A due mesi dall’inizio, l’offensiva su Mosul, lanciata al grido di “Ninive stiamo arrivando”, sta rallentando. I comandanti dell’operazione hanno annunciato che è stata liberata metà della città. Nella parte orientale di Mosul i distretti riconquistati dall’esercito di Baghdad, scacciando i miliziani del gruppo Stato islamico (Is), sono 46 su un totale di 56. Lo dichiara il portavoce del ministero della difesa Yahia Rasoul.

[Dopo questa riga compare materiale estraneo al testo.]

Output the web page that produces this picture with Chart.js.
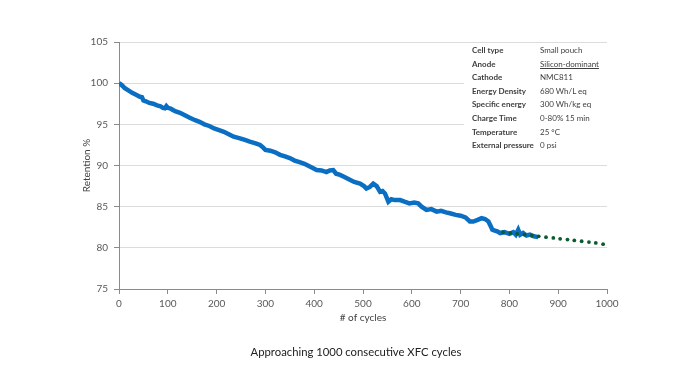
<!DOCTYPE html>
<html>
<head>
<meta charset="utf-8">
<script src="https://cdn.jsdelivr.net/npm/chart.js@4/dist/chart.umd.min.js"></script>
<style>
  html, body { margin:0; padding:0; background:#fff; }
  #wrap { position:relative; width:700px; height:381px; }
  canvas { position:absolute; left:0; top:0; }
  #info { position:absolute; left:464px; top:44px; width:160px; height:108px; background:#fff;
          font-family: Lato, "Noto Sans", sans-serif; font-size:8px; color:#404040; }
  #info .row { position:absolute; left:8px; height:13.6px; line-height:13.6px; white-space:nowrap; }
  #info .k { display:inline-block; width:68px; font-weight:bold; }
  #info .u { text-decoration: underline; }
  #caption { position:absolute; left:0; width:712px; top:345px; text-align:center;
             font-family: Lato, "Noto Sans", sans-serif; font-size:11.3px; color:#222; }
</style>
</head>
<body>
<div id="wrap">
  <canvas id="c" width="700" height="381"></canvas>
  <div id="info"></div>
  <div id="caption">Approaching 1000 consecutive XFC cycles</div>
</div>
<script>
// ---- data ----
const measuredCycles = [0, 5, 12, 20, 28, 35, 43, 47, 50, 55, 62, 70, 78, 85, 90, 94, 97, 100, 106, 115, 125, 135, 145, 156, 165, 175, 185, 195, 205, 215, 225, 235, 248, 258, 268, 280, 289, 295, 300, 310, 320, 330, 340, 350, 360, 370, 380, 390, 400, 405, 415, 425, 432, 439, 445, 453, 462, 472, 482, 494, 502, 507, 514, 521, 528, 535, 540, 545, 552, 558, 565, 576, 585, 595, 605, 613, 620, 630, 640, 651, 660, 670, 678, 690, 700, 710, 719, 726, 735, 743, 750, 757, 762, 765, 770, 775, 781, 790, 800, 808, 813, 818, 822, 828, 835, 842, 850, 859];
const measuredRetention = [100.0, 99.8, 99.4, 99.1, 98.8, 98.6, 98.35, 98.3, 97.9, 97.8, 97.6, 97.5, 97.3, 97.2, 97.0, 96.95, 97.2, 97.0, 96.9, 96.6, 96.4, 96.1, 95.8, 95.5, 95.3, 95.0, 94.8, 94.5, 94.3, 94.1, 93.8, 93.5, 93.3, 93.1, 92.9, 92.7, 92.5, 92.2, 91.9, 91.8, 91.6, 91.3, 91.1, 90.9, 90.6, 90.4, 90.2, 89.9, 89.6, 89.45, 89.4, 89.2, 89.4, 89.45, 89.0, 88.85, 88.6, 88.3, 88.0, 87.8, 87.5, 87.2, 87.4, 87.8, 87.5, 86.8, 86.9, 86.6, 85.6, 85.9, 85.8, 85.8, 85.6, 85.4, 85.5, 85.4, 85.0, 84.6, 84.7, 84.4, 84.5, 84.3, 84.2, 84.0, 83.9, 83.7, 83.2, 83.2, 83.4, 83.6, 83.5, 83.2, 82.6, 82.2, 82.1, 82.0, 81.8, 81.9, 81.7, 81.9, 81.6, 82.2, 81.6, 81.8, 81.5, 81.6, 81.4, 81.3];
const projectedCycles = [787, 802, 816, 831, 846, 860, 875, 890, 904, 919, 933, 948, 963, 977, 992];
const projectedRetention = [81.9, 81.8, 81.7, 81.6, 81.5, 81.4, 81.3, 81.2, 81.1, 81.0, 80.9, 80.8, 80.7, 80.6, 80.45];
const xTicks = [0, 100, 200, 300, 400, 500, 600, 700, 800, 900, 1000];
const yTicks = [75, 80, 85, 90, 95, 100, 105];
const infoLabels = ["Cell type", "Anode", "Cathode", "Energy Density", "Specific energy", "Charge Time", "Temperature", "External pressure"];
const infoValues = ["Small pouch", "Silicon-dominant", "NMC811", "680 Wh/L eq", "300 Wh/kg eq", "0-80% 15 min", "25 °C", "0 psi"];

// ---- info table ----
const info = document.getElementById('info');
infoLabels.forEach((lab, i) => {
  const r = document.createElement('div');
  r.className = 'row';
  r.style.top = (i * 13.6) + 'px';
  const k = document.createElement('span'); k.className = 'k'; k.textContent = lab;
  const v = document.createElement('span'); v.textContent = infoValues[i];
  if (lab === 'Anode') v.className = 'u';
  r.appendChild(k); r.appendChild(v);
  info.appendChild(r);
});

const toXY = (xs, ys) => xs.map((x, i) => ({x, y: ys[i]}));
const tickFont = { family: 'Lato, "Noto Sans", sans-serif', size: 10 };

new Chart(document.getElementById('c'), {
  type: 'scatter',
  data: {
    datasets: [
      {
        label: 'Projection',
        data: toXY(projectedCycles, projectedRetention),
        showLine: false,
        pointRadius: 1.9,
        pointBackgroundColor: '#0A5C2E',
        pointBorderWidth: 0
      },
      {
        label: 'Retention',
        data: toXY(measuredCycles, measuredRetention),
        showLine: true,
        borderColor: '#0A6FC2',
        borderWidth: 4.5,
        pointRadius: 0,
        tension: 0
      }
    ]
  },
  options: {
    responsive: false,
    animation: false,
    layout: { padding: { left: 0, top: 42, right: 93, bottom: 0 } },
    plugins: { legend: { display: false }, tooltip: { enabled: false } },
    scales: {
      x: {
        type: 'linear', min: 0, max: 1000,
        afterBuildTicks: s => { s.ticks = xTicks.map(v => ({value: v})); },
        afterFit: s => { s.height = 92; },
        grid: { display: true, drawOnChartArea: false, tickLength: 5, tickColor: '#8a8a8a' },
        border: { color: '#8a8a8a', width: 1 },
        ticks: { color: '#595959', font: tickFont, padding: 4, maxRotation: 0, callback: v => String(v) },
        title: { display: true, text: '# of cycles', color: '#404040', font: tickFont, padding: { top: 0, bottom: 57 } }
      },
      y: {
        type: 'linear', min: 75, max: 105,
        afterBuildTicks: s => { s.ticks = yTicks.map(v => ({value: v})); },
        afterFit: s => { s.width = 119; },
        grid: { color: '#dcdcdc', tickLength: 5, tickColor: '#8a8a8a' },
        border: { color: '#8a8a8a', width: 1 },
        ticks: { color: '#595959', font: tickFont, padding: 6, callback: v => String(v) },
        title: { display: true, text: 'Retention %', color: '#404040', font: tickFont, padding: { top: 81, bottom: 0 } }
      }
    }
  }
});
</script>
</body>
</html>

Il resto della città sta per cadere, ma le operazioni vanno a rilento perché i civili sono intrappolati nelle case. La differenza con la presa di Ramadi, completata lo scorso febbraio, è che in quel caso la città era praticamente vuota. I quartieri di Mosul, invece, sono densamente popolati e l’Is usa i civili come ostaggi. A volte i jihadisti hanno attaccato dei checkpoint facendosi scudo con i bambini. Oppure sono scappati portandosi dietro i civili. Ai comandanti iracheni è stato chiesto di non ripetere le tragiche scene di Aleppo.

Le aspettative cambiano
Con il passare del tempo le aspettative dei generali iracheni sono cambiate. A Mosul l’esercito non riesce a ottenere quella facile vittoria che s’immaginava all’inizio delle operazioni, a novembre. Per liberare la città serviranno mesi, non settimane. Intanto il costo della guerra continua a salire, come ha annunciato il ministro della pianificazione economica in Qatar.

Il governo ha dedicato il 30 per cento del budget alla guerra, in un momento in cui i ricavi del petrolio sono crollati dal 70 per cento. C’è da chiedersi, quindi, come si pensa di ricostruire le città in rovine dopo la fine della guerra. Se mai ci sarà una fine.